If Blackwood Seven’s founders come across as "network killers", it’s because they all used to work at them. Kjærsgaard was chief executive of Grey in the Nordics, Busch worked for IPG Mediabrands and Thomas Bertelsen, who runs the German office, used to be chief executive of OMD in Denmark.

"We’ve never been Maths Men," Kjærsgaard says, explaining how the founders have recruited a lot of people with a physics background since they are "very good at calculating stuff". Half the staff work in AI and building the tech platform.
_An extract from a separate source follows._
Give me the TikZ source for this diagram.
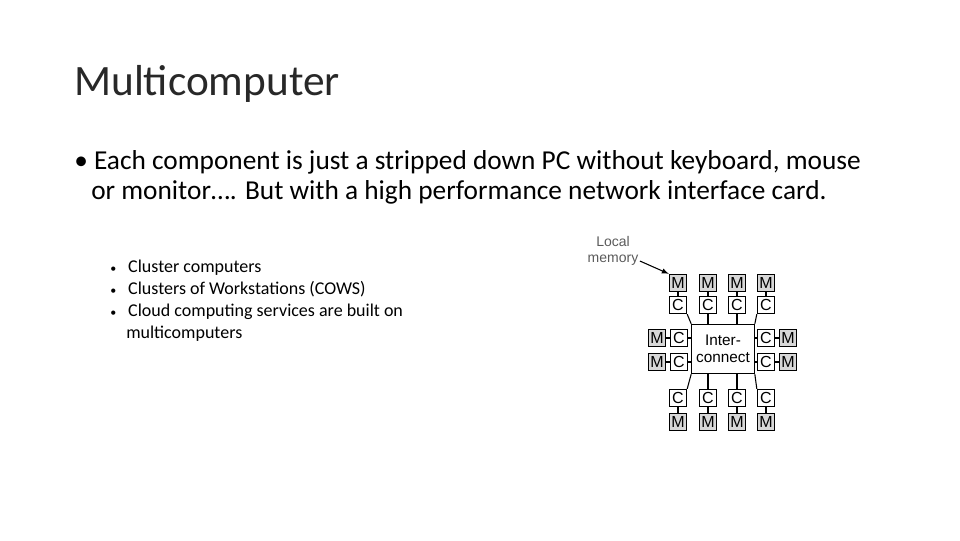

It is "difficult to recruit" the right people so the agency set up a team in Barcelona because it is a magnet for international talent. "The women are nice and the food is good," he says in a surprising admission, before hastening to add the tech team isn’t just made up of blokes.

Cracking the UK

The UK media industry is "much tougher" to crack than the US, Kjærsgaard says: "There are too many people who know each other well in this city." So the agency has recruited three Britons as non-executive directors of the UK office: Jenny Biggam, co-founder of the7stars; Nick Fox, founding partner at Atomic London; and Bob Wootton, former director of advertising and media at ISBA.

It has also agreed a partnership with Biggam’s independent agency, which has a similar ethos because it buys media on a transparent, client-by-client basis rather than doing group deals to get rebates.

The UK media industry is "much tougher" to crack than the US, Kjærsgaard says: "There are too many people who know each other well in this city."

Blackwood Seven is sharing office space with Bountiful Cow, the media start-up that the7stars has just launched, in Chancery Lane. It is thought the agency also sounded out Goodstuff Communications to be a partner but got cold feet because Omnicom has a minority stake.

The question is whether Blackwood Seven’s technology is game-changing and how easily it can be duplicated.

Wootton says it "allows the client to have transparency" and Biggam believes it can help to undermine the "secretive" nature of media trading. However, German independent Mediaplus has developed an AI product and is said to be competing hard.

The networks are also working on AI and automated trading models. Kjærsgaard claims it’s a case of "old wine in new bottles", declaring: "We have built the platform. Do you have the platform? No."

Jenny Bullis, EMEA chief executive of Essence, the digital shop bought by WPP last year, believes Blackwood Seven has found a gap in a similar way that Essence did.

A growing number of brands, particularly the new wave of ecommerce and techfocused companies, "want to control and execute media themselves".

"They have a self-reliance where they run all digital and even creative in-house. These type of companies display a frustration with the older model of traditional agencies, so new ways of working are welcomed," she says.

"Blackwood Seven clearly looked at media planning and buying and saw a more efficient and contemporary way of doing it, wrapped up with inherent transparency."

Blackwood Seven’s expansion has been backed by its venture-capital investors. "We have a global ambition," Kjærsgaard says, explaining how he measures success by number of clients, not billings, as he expects more brands will insource their media spend.

He warns: "The current way media is traded can’t go on."